--- begin ---

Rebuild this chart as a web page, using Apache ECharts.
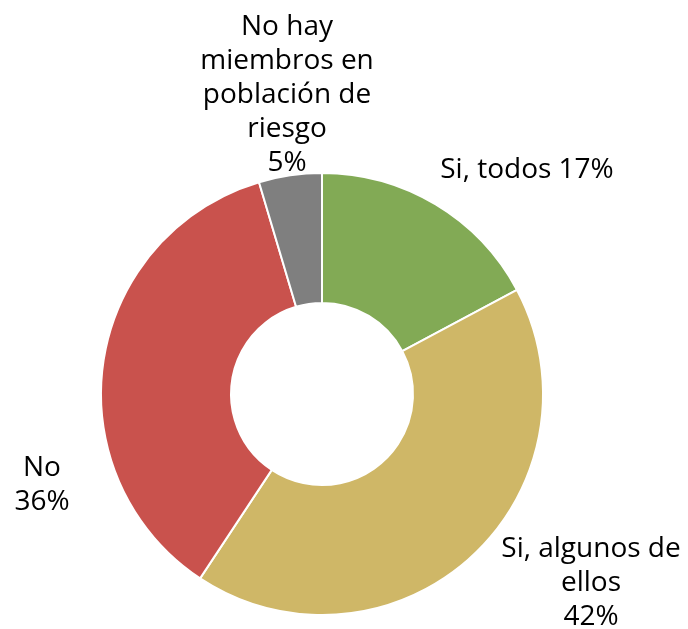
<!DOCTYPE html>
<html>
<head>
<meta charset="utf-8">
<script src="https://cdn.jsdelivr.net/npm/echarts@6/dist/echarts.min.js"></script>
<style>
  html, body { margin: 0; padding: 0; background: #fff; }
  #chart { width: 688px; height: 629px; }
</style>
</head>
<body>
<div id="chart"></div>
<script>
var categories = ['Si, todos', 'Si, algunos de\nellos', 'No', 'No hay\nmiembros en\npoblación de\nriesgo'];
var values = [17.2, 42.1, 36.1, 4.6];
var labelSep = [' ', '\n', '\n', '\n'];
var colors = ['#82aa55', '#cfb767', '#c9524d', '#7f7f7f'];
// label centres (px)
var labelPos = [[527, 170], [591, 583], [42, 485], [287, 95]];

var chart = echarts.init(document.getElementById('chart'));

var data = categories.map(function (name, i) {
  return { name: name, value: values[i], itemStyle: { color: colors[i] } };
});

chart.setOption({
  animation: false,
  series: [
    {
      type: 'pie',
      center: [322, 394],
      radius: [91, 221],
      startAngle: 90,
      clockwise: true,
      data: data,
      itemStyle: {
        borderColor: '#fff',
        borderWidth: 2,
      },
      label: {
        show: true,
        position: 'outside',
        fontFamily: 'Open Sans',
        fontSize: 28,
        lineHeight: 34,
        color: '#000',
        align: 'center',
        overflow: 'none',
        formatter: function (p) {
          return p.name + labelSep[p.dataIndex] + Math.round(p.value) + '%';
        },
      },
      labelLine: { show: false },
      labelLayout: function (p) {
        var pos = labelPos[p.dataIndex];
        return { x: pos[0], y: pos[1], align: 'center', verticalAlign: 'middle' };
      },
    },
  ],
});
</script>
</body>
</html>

--- end ---

▶ [EXERCISE BRIEF]
Extract every line of the data exactly; pictures stay out.

▶ [WRITTEN ANSWER]
Rebuild this chart as a web page, using Apache ECharts.
<!DOCTYPE html>
<html>
<head>
<meta charset="utf-8">
<script src="https://cdn.jsdelivr.net/npm/echarts@6/dist/echarts.min.js"></script>
<style>
  html, body { margin: 0; padding: 0; background: #fff; }
  #chart { width: 688px; height: 629px; }
</style>
</head>
<body>
<div id="chart"></div>
<script>
var categories = ['Si, todos', 'Si, algunos de\nellos', 'No', 'No hay\nmiembros en\npoblación de\nriesgo'];
var values = [17.2, 42.1, 36.1, 4.6];
var labelSep = [' ', '\n', '\n', '\n'];
var colors = ['#82aa55', '#cfb767', '#c9524d', '#7f7f7f'];
// label centres (px)
var labelPos = [[527, 170], [591, 583], [42, 485], [287, 95]];

var chart = echarts.init(document.getElementById('chart'));

var data = categories.map(function (name, i) {
  return { name: name, value: values[i], itemStyle: { color: colors[i] } };
});

chart.setOption({
  animation: false,
  series: [
    {
      type: 'pie',
      center: [322, 394],
      radius: [91, 221],
      startAngle: 90,
      clockwise: true,
      data: data,
      itemStyle: {
        borderColor: '#fff',
        borderWidth: 2,
      },
      label: {
        show: true,
        position: 'outside',
        fontFamily: 'Open Sans',
        fontSize: 28,
        lineHeight: 34,
        color: '#000',
        align: 'center',
        overflow: 'none',
        formatter: function (p) {
          return p.name + labelSep[p.dataIndex] + Math.round(p.value) + '%';
        },
      },
      labelLine: { show: false },
      labelLayout: function (p) {
        var pos = labelPos[p.dataIndex];
        return { x: pos[0], y: pos[1], align: 'center', verticalAlign: 'middle' };
      },
    },
  ],
});
</script>
</body>
</html>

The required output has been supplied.